Protocol D (Simile): High precision (0.909) but near-zero recall (0.009) in cross-protocol settings, confirming similes are a small subset of all metaphors.

Cross-Protocol Comparison (The Core Finding)

When applied to the same dataset (1,723 sentences from PSU CMC):

Divergence: The agreement between Protocol A (MIP) and Protocol D (Simile) was negligible (Cohen's $\kappa$ = 0.001).
Convergence: Protocols B (Conceptual Mapping) and C (Emotion) showed near-perfect agreement ( $\kappa$ = 0.986), suggesting these two theoretical approaches identify the same "prototypical" metaphors.
Implication: Protocol choice introduces more variation in results than the choice of the underlying AI model.

Interpretability Audit

Determinism: All protocols achieved 100% reproducibility.
Rationale Correctness: Ranged from 0.40 (Protocol B, due to implicit "ground" extraction difficulty) to 0.87 (Protocol D).
Editability: Ranged from 0.80 to 1.00, demonstrating that rule scripts can be manually tuned to fix specific error patterns, unlike retraining neural networks.

Baseline Comparison

Protocol A (F1 0.472) outperformed GPT-4 zero-shot (~~0.43) and simple heuristics but remained below fine-tuned BERT (~~0.65).

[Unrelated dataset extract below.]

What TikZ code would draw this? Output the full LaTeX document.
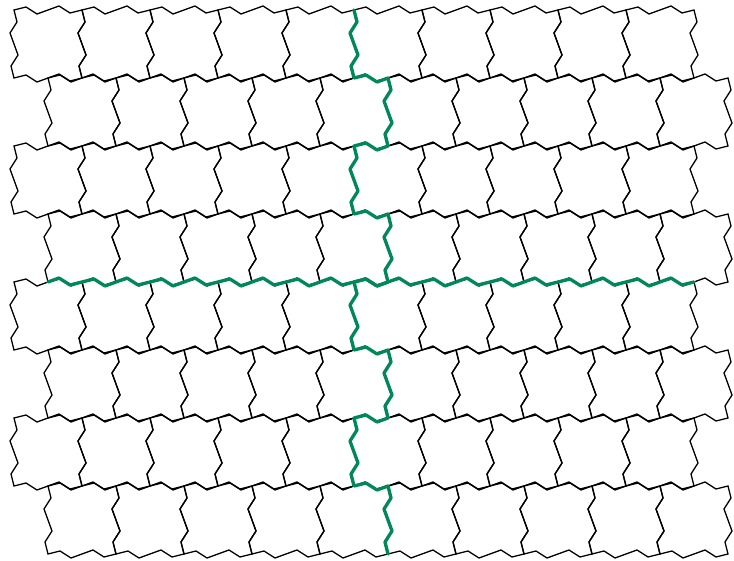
\documentclass[tikz,border=0pt]{standalone}
\usepackage{tikz}
\usetikzlibrary{calc}
\usepackage{xcolor}
\definecolor{seam}{HTML}{00875A}

% one paver edge, as relative steps (picture units are pixels, y down)
\newcommand{\hedge}{-- ++(12,-3) -- ++(11,7) -- ++(22,-8) -- ++(11,7) -- ++(12,-3)}
\newcommand{\vedge}{-- ++(3,12) -- ++(-7,11) -- ++(8,22) -- ++(-7,11) -- ++(3,12)}
\newcommand{\hedgeback}{-- ++(-12,3) -- ++(-11,-7) -- ++(-22,8) -- ++(-11,-7) -- ++(-12,3)}
\newcommand{\vedgeback}{-- ++(-3,-12) -- ++(7,-11) -- ++(-8,-22) -- ++(7,-11) -- ++(-3,-12)}
% half edges between the two joint columns
\newcommand{\halfright}{-- ++(12,-3) -- ++(11,7) -- ++(11,-4)}
\newcommand{\halfleft}{-- ++(-11,4) -- ++(-11,-7) -- ++(-12,3)}

\tikzset{
  paver/.style={line width=1.3pt, black, line join=miter},
  seamline/.style={line width=3.3pt, seam, line join=round, line cap=round}
}

\begin{document}
\begin{tikzpicture}[x=1pt, y=-1pt]
  \useasboundingbox (0,0) rectangle (734,561);
  % Pavers
  \foreach \r in {0,...,7}{
    \foreach \k in {0,...,9}{
      \pgfmathsetmacro\xo{14+68*\k+34*mod(\r,2)}
      \pgfmathsetmacro\yo{10+68*\r}
      \draw[paver] (\xo,\yo) \hedge \vedge \hedgeback \vedgeback -- cycle;
    }
  }
  % Vertical joint
  \draw[seamline] (354,10) \vedge \halfright \vedge \halfleft \vedge \halfright \vedge
    \halfleft \vedge \halfright \vedge \halfleft \vedge \halfright \vedge;
  % Horizontal joint
  \draw[seamline] (48,282) -- ++(11,-4) -- ++(11,7) -- ++(12,-3)
    \hedge \hedge \hedge \hedge \hedge \hedge \hedge \hedge \hedge;
\end{tikzpicture}
\end{document}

The authors argue the slight performance drop is an acceptable trade-off for full transparency.

5. Significance and Conclusion

Paradigm Shift: The paper argues that the field must move away from optimizing a single F1 score under a single protocol. "Metaphor identification" is not a unitary task but a family of tasks dependent on theoretical operationalization.
Transparency over Black Boxes: The rule-script architecture proves that competitive performance can be achieved while maintaining full transparency, enabling users to trace reasoning and correct systematic errors.
Theoretical Insight: The high agreement between conceptual mapping and emotion-based protocols suggests a shared cognitive mechanism where salient metaphors often involve both cross-domain mapping and affective incongruity.
Future Directions: The authors suggest future work should focus on ensemble protocols, open-source LLM integration, and extending these cross-protocol comparisons to other languages.

In summary, this paper demonstrates that interpretable, rule-based systems assisted by LLMs can effectively handle the complexity of Chinese metaphor identification, providing a rigorous, auditable alternative to opaque neural classifiers while highlighting the critical impact of theoretical protocol selection on research outcomes.